▸ **GIVEN INSTRUCTION**
Copy out every line exactly, passing over the pictures.

▸ **PROVIDED RECORDS**
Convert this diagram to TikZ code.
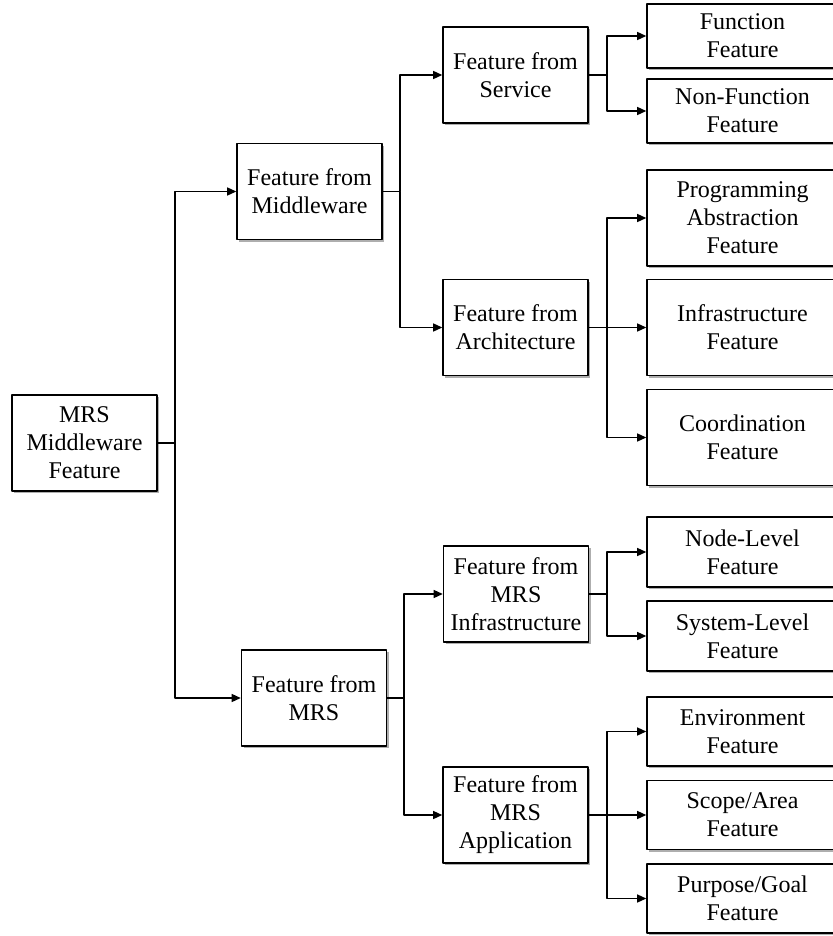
\documentclass[tikz,border=0pt]{standalone}
\usepackage{fontspec}
\setmainfont{Liberation Serif}
\usetikzlibrary{arrows.meta,shadows}
\tikzset{
	box/.style={draw,fill=white,line width=0.7pt,align=center,inner sep=1pt,
		drop shadow={shadow xshift=1.2pt,shadow yshift=-1.2pt,fill=black!70,opacity=0.45}},
	mid/.style={box,minimum width=72.5pt,minimum height=48pt},
	leaf/.style={box,minimum width=95.5pt,minimum height=#1},
	leaf/.default=34.5pt,
	link/.style={-{Triangle[length=4.6pt,width=4pt]},line width=0.8pt}
}
\begin{document}
\begin{tikzpicture}[
	x=0.5pt,y=-0.5pt,
	line cap=round,
	line join=round,
	font=\fontsize{12pt}{14pt}\selectfont
	]
	\useasboundingbox (0,0) rectangle (832,936);
	\node[mid] (root) at (84.5,443) {MRS\\Middleware\\Feature};
	\node[mid] (mw) at (309.5,191.5) {Feature from\\Middleware};
	\node[mid] (mrs) at (314,698) {Feature from\\MRS};
	\node[mid] (svc) at (515.5,75) {Feature from\\Service};
	\node[mid] (arch) at (515.5,327.5) {Feature from\\Architecture};
	\node[mid] (infra) at (516,594) {Feature from\\MRS\\Infrastructure};
	\node[mid] (app) at (515.5,815) {Feature from\\MRS\\Application};
	\node[leaf=32pt] (func) at (742.5,36) {Function\\Feature};
	\node[leaf=32pt] (nonfunc) at (742.5,111) {Non-Function\\Feature};
	\node[leaf=48pt] (prog) at (742.5,218) {Programming\\Abstraction\\Feature};
	\node[leaf=48pt] (infr) at (742.5,327.5) {Infrastructure\\Feature};
	\node[leaf=48pt] (coord) at (742.5,437.5) {Coordination\\Feature};
	\node[leaf=35pt] (nodelvl) at (742.5,552) {Node-Level\\Feature};
	\node[leaf=35pt] (syslvl) at (742.5,636) {System-Level\\Feature};
	\node[leaf] (env) at (742.5,731.5) {Environment\\Feature};
	\node[leaf] (scope) at (742.5,815) {Scope/Area\\Feature};
	\node[leaf] (goal) at (742.5,898.5) {Purpose/Goal\\Feature};
	\begin{scope}[link]
		\draw (root.east) -- ++(8.5pt,0) |- (mw.west);
		\draw (root.east) -- ++(8.5pt,0) |- (mrs.west);
		\draw (mw.east) -- ++(8.5pt,0) |- (svc.west);
		\draw (mw.east) -- ++(8.5pt,0) |- (arch.west);
		\draw (mrs.east) -- ++(8.5pt,0) |- (infra.west);
		\draw (mrs.east) -- ++(8.5pt,0) |- (app.west);
		\draw (svc.east) -- ++(9pt,0) |- (func.west);
		\draw (svc.east) -- ++(9pt,0) |- (nonfunc.west);
		\draw (arch.east) -- ++(9pt,0) |- (prog.west);
		\draw (arch.east) -- (infr.west);
		\draw (arch.east) -- ++(9pt,0) |- (coord.west);
		\draw (infra.east) -- ++(9pt,0) |- (nodelvl.west);
		\draw (infra.east) -- ++(9pt,0) |- (syslvl.west);
		\draw (app.east) -- ++(9pt,0) |- (env.west);
		\draw (app.east) -- (scope.west);
		\draw (app.east) -- ++(9pt,0) |- (goal.west);
	\end{scope}
\end{tikzpicture}
\end{document}
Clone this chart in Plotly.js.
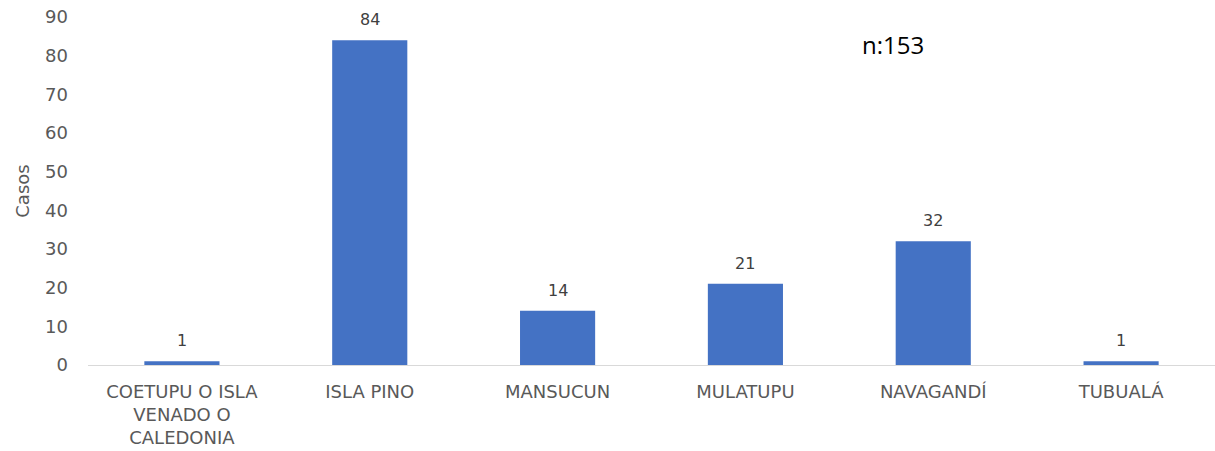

▸ **CORRECT OUTPUT**
Convert this diagram to TikZ code.
\documentclass[tikz,border=0pt]{standalone}
\usepackage{fontspec}
\setmainfont{Liberation Serif}
\usetikzlibrary{arrows.meta,shadows}
\tikzset{
	box/.style={draw,fill=white,line width=0.7pt,align=center,inner sep=1pt,
		drop shadow={shadow xshift=1.2pt,shadow yshift=-1.2pt,fill=black!70,opacity=0.45}},
	mid/.style={box,minimum width=72.5pt,minimum height=48pt},
	leaf/.style={box,minimum width=95.5pt,minimum height=#1},
	leaf/.default=34.5pt,
	link/.style={-{Triangle[length=4.6pt,width=4pt]},line width=0.8pt}
}
\begin{document}
\begin{tikzpicture}[
	x=0.5pt,y=-0.5pt,
	line cap=round,
	line join=round,
	font=\fontsize{12pt}{14pt}\selectfont
	]
	\useasboundingbox (0,0) rectangle (832,936);
	\node[mid] (root) at (84.5,443) {MRS\\Middleware\\Feature};
	\node[mid] (mw) at (309.5,191.5) {Feature from\\Middleware};
	\node[mid] (mrs) at (314,698) {Feature from\\MRS};
	\node[mid] (svc) at (515.5,75) {Feature from\\Service};
	\node[mid] (arch) at (515.5,327.5) {Feature from\\Architecture};
	\node[mid] (infra) at (516,594) {Feature from\\MRS\\Infrastructure};
	\node[mid] (app) at (515.5,815) {Feature from\\MRS\\Application};
	\node[leaf=32pt] (func) at (742.5,36) {Function\\Feature};
	\node[leaf=32pt] (nonfunc) at (742.5,111) {Non-Function\\Feature};
	\node[leaf=48pt] (prog) at (742.5,218) {Programming\\Abstraction\\Feature};
	\node[leaf=48pt] (infr) at (742.5,327.5) {Infrastructure\\Feature};
	\node[leaf=48pt] (coord) at (742.5,437.5) {Coordination\\Feature};
	\node[leaf=35pt] (nodelvl) at (742.5,552) {Node-Level\\Feature};
	\node[leaf=35pt] (syslvl) at (742.5,636) {System-Level\\Feature};
	\node[leaf] (env) at (742.5,731.5) {Environment\\Feature};
	\node[leaf] (scope) at (742.5,815) {Scope/Area\\Feature};
	\node[leaf] (goal) at (742.5,898.5) {Purpose/Goal\\Feature};
	\begin{scope}[link]
		\draw (root.east) -- ++(8.5pt,0) |- (mw.west);
		\draw (root.east) -- ++(8.5pt,0) |- (mrs.west);
		\draw (mw.east) -- ++(8.5pt,0) |- (svc.west);
		\draw (mw.east) -- ++(8.5pt,0) |- (arch.west);
		\draw (mrs.east) -- ++(8.5pt,0) |- (infra.west);
		\draw (mrs.east) -- ++(8.5pt,0) |- (app.west);
		\draw (svc.east) -- ++(9pt,0) |- (func.west);
		\draw (svc.east) -- ++(9pt,0) |- (nonfunc.west);
		\draw (arch.east) -- ++(9pt,0) |- (prog.west);
		\draw (arch.east) -- (infr.west);
		\draw (arch.east) -- ++(9pt,0) |- (coord.west);
		\draw (infra.east) -- ++(9pt,0) |- (nodelvl.west);
		\draw (infra.east) -- ++(9pt,0) |- (syslvl.west);
		\draw (app.east) -- ++(9pt,0) |- (env.west);
		\draw (app.east) -- (scope.west);
		\draw (app.east) -- ++(9pt,0) |- (goal.west);
	\end{scope}
\end{tikzpicture}
\end{document}
Clone this chart in Plotly.js.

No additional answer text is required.